──────── Data block ────────
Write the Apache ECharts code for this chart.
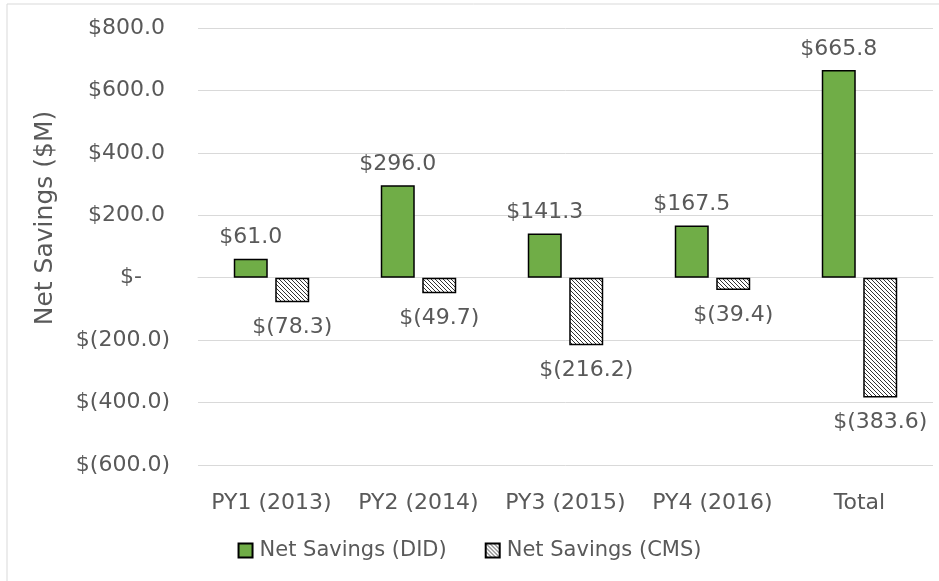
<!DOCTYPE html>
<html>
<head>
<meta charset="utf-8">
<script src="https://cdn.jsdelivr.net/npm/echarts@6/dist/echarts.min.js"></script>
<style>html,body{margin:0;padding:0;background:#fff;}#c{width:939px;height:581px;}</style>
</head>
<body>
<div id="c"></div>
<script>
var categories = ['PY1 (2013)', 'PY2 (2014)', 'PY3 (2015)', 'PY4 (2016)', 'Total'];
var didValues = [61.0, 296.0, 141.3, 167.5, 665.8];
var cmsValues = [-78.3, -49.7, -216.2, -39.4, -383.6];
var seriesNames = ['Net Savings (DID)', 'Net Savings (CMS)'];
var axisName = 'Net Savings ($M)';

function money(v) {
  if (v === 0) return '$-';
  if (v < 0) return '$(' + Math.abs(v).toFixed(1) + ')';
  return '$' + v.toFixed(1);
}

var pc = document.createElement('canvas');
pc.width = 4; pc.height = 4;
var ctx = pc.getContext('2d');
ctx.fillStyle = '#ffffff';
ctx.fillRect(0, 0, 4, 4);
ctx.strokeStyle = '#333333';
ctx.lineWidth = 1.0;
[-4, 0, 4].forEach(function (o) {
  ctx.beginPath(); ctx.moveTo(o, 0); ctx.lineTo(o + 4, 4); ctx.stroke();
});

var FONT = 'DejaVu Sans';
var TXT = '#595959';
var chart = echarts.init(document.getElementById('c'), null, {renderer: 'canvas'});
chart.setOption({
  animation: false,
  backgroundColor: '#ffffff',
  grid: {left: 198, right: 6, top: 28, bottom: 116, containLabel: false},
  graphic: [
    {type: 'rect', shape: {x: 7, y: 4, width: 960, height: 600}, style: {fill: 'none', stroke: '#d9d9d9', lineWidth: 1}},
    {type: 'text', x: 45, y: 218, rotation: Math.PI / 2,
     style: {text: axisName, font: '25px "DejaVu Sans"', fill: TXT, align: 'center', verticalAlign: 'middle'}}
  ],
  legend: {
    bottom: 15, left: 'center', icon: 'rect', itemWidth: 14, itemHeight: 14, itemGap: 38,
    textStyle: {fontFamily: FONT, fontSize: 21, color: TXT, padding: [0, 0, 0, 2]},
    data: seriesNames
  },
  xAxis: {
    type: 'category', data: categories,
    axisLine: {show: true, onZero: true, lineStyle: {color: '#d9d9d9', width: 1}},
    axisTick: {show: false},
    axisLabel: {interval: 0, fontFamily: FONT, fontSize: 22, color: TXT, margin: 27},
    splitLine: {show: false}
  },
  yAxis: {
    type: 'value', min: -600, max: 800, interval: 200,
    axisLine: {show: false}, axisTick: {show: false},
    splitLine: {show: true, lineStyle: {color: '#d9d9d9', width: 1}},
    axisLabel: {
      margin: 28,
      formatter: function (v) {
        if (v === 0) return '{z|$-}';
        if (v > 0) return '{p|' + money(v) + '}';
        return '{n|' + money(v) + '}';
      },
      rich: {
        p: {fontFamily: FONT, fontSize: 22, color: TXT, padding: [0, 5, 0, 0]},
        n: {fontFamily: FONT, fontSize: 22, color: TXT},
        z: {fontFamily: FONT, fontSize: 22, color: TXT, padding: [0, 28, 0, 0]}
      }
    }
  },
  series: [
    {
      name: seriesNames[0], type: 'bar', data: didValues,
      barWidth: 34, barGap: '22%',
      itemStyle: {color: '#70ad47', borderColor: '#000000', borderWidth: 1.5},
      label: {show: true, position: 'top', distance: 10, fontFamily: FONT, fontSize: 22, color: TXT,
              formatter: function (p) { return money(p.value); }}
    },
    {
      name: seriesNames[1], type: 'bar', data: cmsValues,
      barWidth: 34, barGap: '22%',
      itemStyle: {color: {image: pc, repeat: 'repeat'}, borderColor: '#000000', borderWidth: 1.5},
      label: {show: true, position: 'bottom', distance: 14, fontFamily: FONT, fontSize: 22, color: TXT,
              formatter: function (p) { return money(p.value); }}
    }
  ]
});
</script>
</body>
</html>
────────
### [Exercise brief]
From start to finish, output the listing exactly, but omit its pictures.

### [Exercise output]
Write the Apache ECharts code for this chart.
<!DOCTYPE html>
<html>
<head>
<meta charset="utf-8">
<script src="https://cdn.jsdelivr.net/npm/echarts@6/dist/echarts.min.js"></script>
<style>html,body{margin:0;padding:0;background:#fff;}#c{width:939px;height:581px;}</style>
</head>
<body>
<div id="c"></div>
<script>
var categories = ['PY1 (2013)', 'PY2 (2014)', 'PY3 (2015)', 'PY4 (2016)', 'Total'];
var didValues = [61.0, 296.0, 141.3, 167.5, 665.8];
var cmsValues = [-78.3, -49.7, -216.2, -39.4, -383.6];
var seriesNames = ['Net Savings (DID)', 'Net Savings (CMS)'];
var axisName = 'Net Savings ($M)';

function money(v) {
  if (v === 0) return '$-';
  if (v < 0) return '$(' + Math.abs(v).toFixed(1) + ')';
  return '$' + v.toFixed(1);
}

var pc = document.createElement('canvas');
pc.width = 4; pc.height = 4;
var ctx = pc.getContext('2d');
ctx.fillStyle = '#ffffff';
ctx.fillRect(0, 0, 4, 4);
ctx.strokeStyle = '#333333';
ctx.lineWidth = 1.0;
[-4, 0, 4].forEach(function (o) {
  ctx.beginPath(); ctx.moveTo(o, 0); ctx.lineTo(o + 4, 4); ctx.stroke();
});

var FONT = 'DejaVu Sans';
var TXT = '#595959';
var chart = echarts.init(document.getElementById('c'), null, {renderer: 'canvas'});
chart.setOption({
  animation: false,
  backgroundColor: '#ffffff',
  grid: {left: 198, right: 6, top: 28, bottom: 116, containLabel: false},
  graphic: [
    {type: 'rect', shape: {x: 7, y: 4, width: 960, height: 600}, style: {fill: 'none', stroke: '#d9d9d9', lineWidth: 1}},
    {type: 'text', x: 45, y: 218, rotation: Math.PI / 2,
     style: {text: axisName, font: '25px "DejaVu Sans"', fill: TXT, align: 'center', verticalAlign: 'middle'}}
  ],
  legend: {
    bottom: 15, left: 'center', icon: 'rect', itemWidth: 14, itemHeight: 14, itemGap: 38,
    textStyle: {fontFamily: FONT, fontSize: 21, color: TXT, padding: [0, 0, 0, 2]},
    data: seriesNames
  },
  xAxis: {
    type: 'category', data: categories,
    axisLine: {show: true, onZero: true, lineStyle: {color: '#d9d9d9', width: 1}},
    axisTick: {show: false},
    axisLabel: {interval: 0, fontFamily: FONT, fontSize: 22, color: TXT, margin: 27},
    splitLine: {show: false}
  },
  yAxis: {
    type: 'value', min: -600, max: 800, interval: 200,
    axisLine: {show: false}, axisTick: {show: false},
    splitLine: {show: true, lineStyle: {color: '#d9d9d9', width: 1}},
    axisLabel: {
      margin: 28,
      formatter: function (v) {
        if (v === 0) return '{z|$-}';
        if (v > 0) return '{p|' + money(v) + '}';
        return '{n|' + money(v) + '}';
      },
      rich: {
        p: {fontFamily: FONT, fontSize: 22, color: TXT, padding: [0, 5, 0, 0]},
        n: {fontFamily: FONT, fontSize: 22, color: TXT},
        z: {fontFamily: FONT, fontSize: 22, color: TXT, padding: [0, 28, 0, 0]}
      }
    }
  },
  series: [
    {
      name: seriesNames[0], type: 'bar', data: didValues,
      barWidth: 34, barGap: '22%',
      itemStyle: {color: '#70ad47', borderColor: '#000000', borderWidth: 1.5},
      label: {show: true, position: 'top', distance: 10, fontFamily: FONT, fontSize: 22, color: TXT,
              formatter: function (p) { return money(p.value); }}
    },
    {
      name: seriesNames[1], type: 'bar', data: cmsValues,
      barWidth: 34, barGap: '22%',
      itemStyle: {color: {image: pc, repeat: 'repeat'}, borderColor: '#000000', borderWidth: 1.5},
      label: {show: true, position: 'bottom', distance: 14, fontFamily: FONT, fontSize: 22, color: TXT,
              formatter: function (p) { return money(p.value); }}
    }
  ]
});
</script>
</body>
</html>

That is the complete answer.